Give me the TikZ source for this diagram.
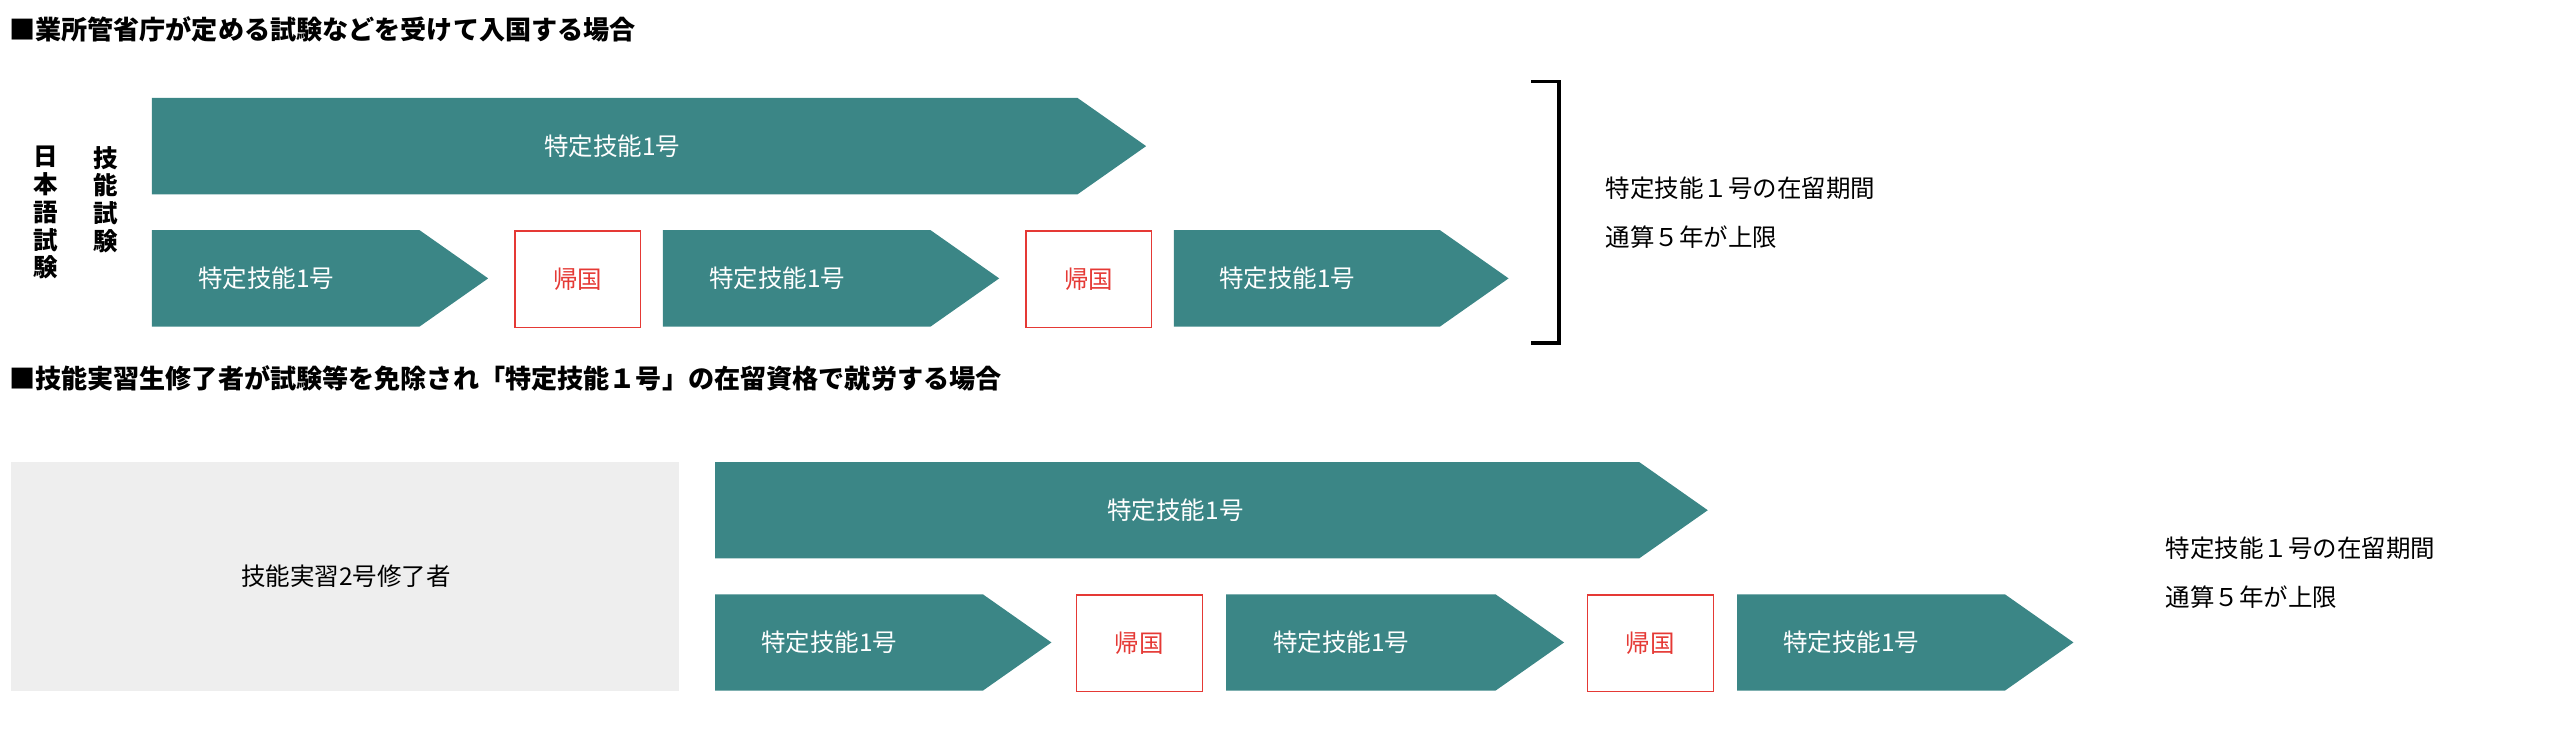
\documentclass[tikz,border=0pt]{standalone}
\usepackage{fontspec}
\setmainfont{Noto Sans CJK JP}
\begin{document}
\begin{tikzpicture}[x=1pt,y=-1pt,
  ar/.style={fill=teal0,draw=none},
  tx/.style={font=\fontsize{15}{18}\selectfont,text=white},
  bx/.style={draw=red0,line width=0.8pt,minimum width=77pt,minimum height=59pt,font=\fontsize{15}{18}\selectfont,text=red0,anchor=north west,inner sep=0},
  lb/.style={font=\fontsize{15}{18}\selectfont,anchor=west},
  hd/.style={font=\fontsize{16}{20}\selectfont\bfseries,anchor=west}]
\definecolor{teal0}{HTML}{3B8686}
\definecolor{red0}{HTML}{E53935}
\definecolor{gray0}{HTML}{EEEEEE}
\useasboundingbox (0,0) rectangle (1568,459);
\node[hd] (h1) at (2,18) {■業所管省庁が定める試験などを受けて入国する場合};
\node[hd] (h2) at (2,232) {■技能実習生修了者が試験等を免除され「特定技能１号」の在留資格で就労する場合};
% section 1
\fill[teal0] (93,60) -- (660,60) -- (702,89.5) -- (660,119) -- (93,119) -- cycle;
\node[tx] (a0) at (375,89.5) {特定技能1号};
\foreach \s/\e/\n in {93/257/a1,406/570/a2,719/882/a3}{
  \fill[teal0] (\s,141) -- (\e,141) -- (\e+42,170.5) -- (\e,200) -- (\s,200) -- cycle;
  \node[tx] (\n) at (\s/2+\e/2-12,170.5) {特定技能1号};}
\node[bx] (b1) at (315,141) {帰国};
\node[bx] (b2) at (628,141) {帰国};
\node[font=\fontsize{15}{17}\selectfont\bfseries,align=center,anchor=north] (v1) at (28,86) {日\\本\\語\\試\\験};
\node[font=\fontsize{15}{17}\selectfont\bfseries,align=center,anchor=north] (v2) at (65,86) {技\\能\\試\\験};
\draw[line width=2.2pt] (938,50) -- (955,50) -- (955,210) -- (938,210);
\node[lb] (r1) at (980,115) {特定技能１号の在留期間};
\node[lb] (r2) at (980,145) {通算５年が上限};
% section 2
\fill[gray0] (7,283) rectangle (416,423);
\node[font=\fontsize{15}{18}\selectfont] (g) at (212,353) {技能実習2号修了者};
\fill[teal0] (438,283) -- (1004,283) -- (1046,312.5) -- (1004,342) -- (438,342) -- cycle;
\node[tx] (c0) at (720,312.5) {特定技能1号};
\foreach \s/\e/\n in {438/602/c1,751/916/c2,1064/1228/c3}{
  \fill[teal0] (\s,364) -- (\e,364) -- (\e+42,393.5) -- (\e,423) -- (\s,423) -- cycle;
  \node[tx] (\n) at (\s/2+\e/2-12,393.5) {特定技能1号};}
\node[bx] (d1) at (659,364) {帰国};
\node[bx] (d2) at (972,364) {帰国};
\node[lb] (s1) at (1323,336) {特定技能１号の在留期間};
\node[lb] (s2) at (1323,366) {通算５年が上限};
\end{tikzpicture}
\end{document}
● ● ● ● ●
* _Given task_
Reproduce every line exactly and omit all pictures.

* _Response_
Give me the TikZ source for this diagram.
\documentclass[tikz,border=0pt]{standalone}
\usepackage{fontspec}
\setmainfont{Noto Sans CJK JP}
\begin{document}
\begin{tikzpicture}[x=1pt,y=-1pt,
  ar/.style={fill=teal0,draw=none},
  tx/.style={font=\fontsize{15}{18}\selectfont,text=white},
  bx/.style={draw=red0,line width=0.8pt,minimum width=77pt,minimum height=59pt,font=\fontsize{15}{18}\selectfont,text=red0,anchor=north west,inner sep=0},
  lb/.style={font=\fontsize{15}{18}\selectfont,anchor=west},
  hd/.style={font=\fontsize{16}{20}\selectfont\bfseries,anchor=west}]
\definecolor{teal0}{HTML}{3B8686}
\definecolor{red0}{HTML}{E53935}
\definecolor{gray0}{HTML}{EEEEEE}
\useasboundingbox (0,0) rectangle (1568,459);
\node[hd] (h1) at (2,18) {■業所管省庁が定める試験などを受けて入国する場合};
\node[hd] (h2) at (2,232) {■技能実習生修了者が試験等を免除され「特定技能１号」の在留資格で就労する場合};
% section 1
\fill[teal0] (93,60) -- (660,60) -- (702,89.5) -- (660,119) -- (93,119) -- cycle;
\node[tx] (a0) at (375,89.5) {特定技能1号};
\foreach \s/\e/\n in {93/257/a1,406/570/a2,719/882/a3}{
  \fill[teal0] (\s,141) -- (\e,141) -- (\e+42,170.5) -- (\e,200) -- (\s,200) -- cycle;
  \node[tx] (\n) at (\s/2+\e/2-12,170.5) {特定技能1号};}
\node[bx] (b1) at (315,141) {帰国};
\node[bx] (b2) at (628,141) {帰国};
\node[font=\fontsize{15}{17}\selectfont\bfseries,align=center,anchor=north] (v1) at (28,86) {日\\本\\語\\試\\験};
\node[font=\fontsize{15}{17}\selectfont\bfseries,align=center,anchor=north] (v2) at (65,86) {技\\能\\試\\験};
\draw[line width=2.2pt] (938,50) -- (955,50) -- (955,210) -- (938,210);
\node[lb] (r1) at (980,115) {特定技能１号の在留期間};
\node[lb] (r2) at (980,145) {通算５年が上限};
% section 2
\fill[gray0] (7,283) rectangle (416,423);
\node[font=\fontsize{15}{18}\selectfont] (g) at (212,353) {技能実習2号修了者};
\fill[teal0] (438,283) -- (1004,283) -- (1046,312.5) -- (1004,342) -- (438,342) -- cycle;
\node[tx] (c0) at (720,312.5) {特定技能1号};
\foreach \s/\e/\n in {438/602/c1,751/916/c2,1064/1228/c3}{
  \fill[teal0] (\s,364) -- (\e,364) -- (\e+42,393.5) -- (\e,423) -- (\s,423) -- cycle;
  \node[tx] (\n) at (\s/2+\e/2-12,393.5) {特定技能1号};}
\node[bx] (d1) at (659,364) {帰国};
\node[bx] (d2) at (972,364) {帰国};
\node[lb] (s1) at (1323,336) {特定技能１号の在留期間};
\node[lb] (s2) at (1323,366) {通算５年が上限};
\end{tikzpicture}
\end{document}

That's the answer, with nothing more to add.